L'aspect concret de la conception libérale actuelle consiste simplement à se mettre à son compte pour gagner plus (sous-entendu : que les salaires de la fonction publique). Mais le cadre civilisationnel général est que les avantages sociaux (sécurité sociale, retraite, etc.) se sont généralisés. Ils ont été sous-traités à l'État, d'où la boursouflure que certains critiquent. Le résultat est donc que la société actuelle est plus égalitaire ou indifférenciée sur le plan des statuts socioprofessionnels.
Comme ces statuts sont beaucoup plus semblables qu'avant, spécialement du fait de la généralisation du travail féminin salarié, il en résulte que les fonctionnaires aussi veulent gagner plus. Avec un salaire de fonctionnaire, surtout débutant, il est difficile d'avoir le même niveau de vie que des métiers réputés manuels dans le système de valorisation traditionnel. En termes de logement, de consommation courante, de vacances et de loisirs, tous les individus aspirent à un accès égal aux biens et services disponibles. Ils ne se contentent plus de shoping dans des magasins réservés, d'autant que celui de la CAMIF pour les profs est bien plus cher que les autres.
Une difficulté du management des entreprises publiques est que les fonctionnaires veulent évidemment maintenir les avantages acquis. C'est difficile à faire passer politiquement. Nombreux sont les travailleurs du privé et contribuables qui opposent aux fonctionnaires qu'un avantage que les autres n'ont pas s'appelle un privilège. Aujourd'hui, tout le monde a reçu une éducation secondaire. Les références à la Grande Révolution française sont partagées. En fait, le problème français est qu'il est habituel de trop jouer sur les mots pour maintenir deux poids deux mesures, tout en se revendiquant de l'universalisme (voir le folklore de l'unification des poids et mesures, justement). Les syndicats ont forcément du mal à moderniser leur langage de classes tant qu'ils raisonnent en termes de castes sociologiques. On pourrait appeler ça le problème du jésuitisme colonial qui prétend apporter les Lumières dans le cadre corporatiste de l'indigénat (pour condenser). La crise du syndicalisme correspond à celle des vocations sacerdotales.

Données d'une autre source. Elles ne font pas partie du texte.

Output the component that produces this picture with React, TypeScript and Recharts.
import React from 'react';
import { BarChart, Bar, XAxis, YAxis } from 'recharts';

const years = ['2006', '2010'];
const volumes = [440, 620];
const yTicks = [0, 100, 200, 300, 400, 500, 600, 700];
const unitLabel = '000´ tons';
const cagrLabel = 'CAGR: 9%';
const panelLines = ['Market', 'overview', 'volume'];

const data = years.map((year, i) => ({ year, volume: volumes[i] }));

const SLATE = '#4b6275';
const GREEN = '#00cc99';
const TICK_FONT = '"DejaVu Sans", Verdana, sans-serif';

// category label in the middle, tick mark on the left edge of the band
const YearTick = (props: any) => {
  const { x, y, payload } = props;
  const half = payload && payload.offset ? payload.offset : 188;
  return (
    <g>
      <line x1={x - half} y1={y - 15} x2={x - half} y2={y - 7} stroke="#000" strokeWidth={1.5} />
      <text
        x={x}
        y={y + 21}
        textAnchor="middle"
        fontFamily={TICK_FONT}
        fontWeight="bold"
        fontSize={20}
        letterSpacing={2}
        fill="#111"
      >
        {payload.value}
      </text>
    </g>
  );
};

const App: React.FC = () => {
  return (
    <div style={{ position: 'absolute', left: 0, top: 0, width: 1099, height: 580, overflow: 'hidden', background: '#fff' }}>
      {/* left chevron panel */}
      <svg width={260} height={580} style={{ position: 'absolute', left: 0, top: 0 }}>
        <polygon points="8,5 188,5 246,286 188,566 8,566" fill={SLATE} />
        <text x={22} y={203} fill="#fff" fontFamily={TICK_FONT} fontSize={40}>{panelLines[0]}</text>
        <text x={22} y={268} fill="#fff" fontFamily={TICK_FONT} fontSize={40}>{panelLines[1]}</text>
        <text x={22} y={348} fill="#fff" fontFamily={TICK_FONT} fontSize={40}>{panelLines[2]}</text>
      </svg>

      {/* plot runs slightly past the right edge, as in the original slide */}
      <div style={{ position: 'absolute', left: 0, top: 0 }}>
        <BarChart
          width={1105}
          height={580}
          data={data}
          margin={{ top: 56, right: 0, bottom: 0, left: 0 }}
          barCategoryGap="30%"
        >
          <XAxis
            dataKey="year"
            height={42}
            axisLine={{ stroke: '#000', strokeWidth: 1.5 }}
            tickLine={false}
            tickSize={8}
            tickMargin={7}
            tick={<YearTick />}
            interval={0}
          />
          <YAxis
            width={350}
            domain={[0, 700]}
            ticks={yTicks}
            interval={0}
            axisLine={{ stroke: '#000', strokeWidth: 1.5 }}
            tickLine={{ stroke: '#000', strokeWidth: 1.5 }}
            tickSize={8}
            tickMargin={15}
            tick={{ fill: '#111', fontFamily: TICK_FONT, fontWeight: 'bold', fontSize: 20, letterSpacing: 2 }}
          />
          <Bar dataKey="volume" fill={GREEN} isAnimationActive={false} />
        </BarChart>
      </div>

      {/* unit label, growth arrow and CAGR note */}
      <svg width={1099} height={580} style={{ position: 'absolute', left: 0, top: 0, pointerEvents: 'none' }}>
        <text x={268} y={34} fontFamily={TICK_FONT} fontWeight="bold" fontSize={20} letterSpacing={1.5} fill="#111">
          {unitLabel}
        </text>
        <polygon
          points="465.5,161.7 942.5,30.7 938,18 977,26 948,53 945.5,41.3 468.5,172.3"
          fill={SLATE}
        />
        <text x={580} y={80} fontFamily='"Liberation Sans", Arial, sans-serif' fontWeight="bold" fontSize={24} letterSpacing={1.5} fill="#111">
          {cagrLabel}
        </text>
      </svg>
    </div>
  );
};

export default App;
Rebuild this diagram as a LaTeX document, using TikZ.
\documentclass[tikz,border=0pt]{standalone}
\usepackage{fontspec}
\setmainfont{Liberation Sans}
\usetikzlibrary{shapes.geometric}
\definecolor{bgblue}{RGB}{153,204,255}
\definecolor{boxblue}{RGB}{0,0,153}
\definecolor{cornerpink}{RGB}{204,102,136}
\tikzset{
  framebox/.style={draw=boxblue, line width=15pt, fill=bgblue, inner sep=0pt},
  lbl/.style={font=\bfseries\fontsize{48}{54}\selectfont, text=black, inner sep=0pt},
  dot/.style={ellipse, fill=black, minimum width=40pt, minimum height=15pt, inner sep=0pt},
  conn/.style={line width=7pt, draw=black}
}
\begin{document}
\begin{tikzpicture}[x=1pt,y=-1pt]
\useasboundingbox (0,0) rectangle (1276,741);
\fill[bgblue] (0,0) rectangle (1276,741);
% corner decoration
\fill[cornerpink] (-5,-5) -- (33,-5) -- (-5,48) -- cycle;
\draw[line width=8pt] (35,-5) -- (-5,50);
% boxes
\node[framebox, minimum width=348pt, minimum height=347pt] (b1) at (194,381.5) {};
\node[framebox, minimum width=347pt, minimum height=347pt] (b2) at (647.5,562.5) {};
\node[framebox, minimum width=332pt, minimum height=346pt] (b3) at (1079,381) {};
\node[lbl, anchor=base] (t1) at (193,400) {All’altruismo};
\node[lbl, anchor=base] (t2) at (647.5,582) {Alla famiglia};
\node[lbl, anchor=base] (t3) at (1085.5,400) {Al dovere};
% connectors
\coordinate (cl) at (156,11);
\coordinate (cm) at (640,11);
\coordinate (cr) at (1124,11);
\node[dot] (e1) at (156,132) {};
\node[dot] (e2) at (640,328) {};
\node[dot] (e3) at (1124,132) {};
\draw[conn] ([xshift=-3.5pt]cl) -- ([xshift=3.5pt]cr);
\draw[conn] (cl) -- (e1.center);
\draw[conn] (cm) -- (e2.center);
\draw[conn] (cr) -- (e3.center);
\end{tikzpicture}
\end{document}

Reste que la motivation des demandes d'augmentation salariale est surtout conjoncturellement liée à l'inflation actuelle, entre conséquences de la guerre d'Ukraine sur le prix de l'énergie et celles sur la chaîne logistique du fait du Covid. Une société indépendante comme la SNCF ne peut pas traiter cela par un nouveau « quoi qu'il en coûte », dont la réalité est simplement un endettement qu'il faudra rembourser avec des taux d'intérêt plus élevés. Puisqu'il est question de l'idée que les grévistes agissent dans l'intérêt de tous les travailleurs en profitant justement de leur position, il ne faut jamais oublier que ceux qui ont les moyens de se plaindre d'avoir moins que certains (peu nombreux) sont ceux qui auraient moins que d'autres (plus nombreux) si on égalisait les salaires.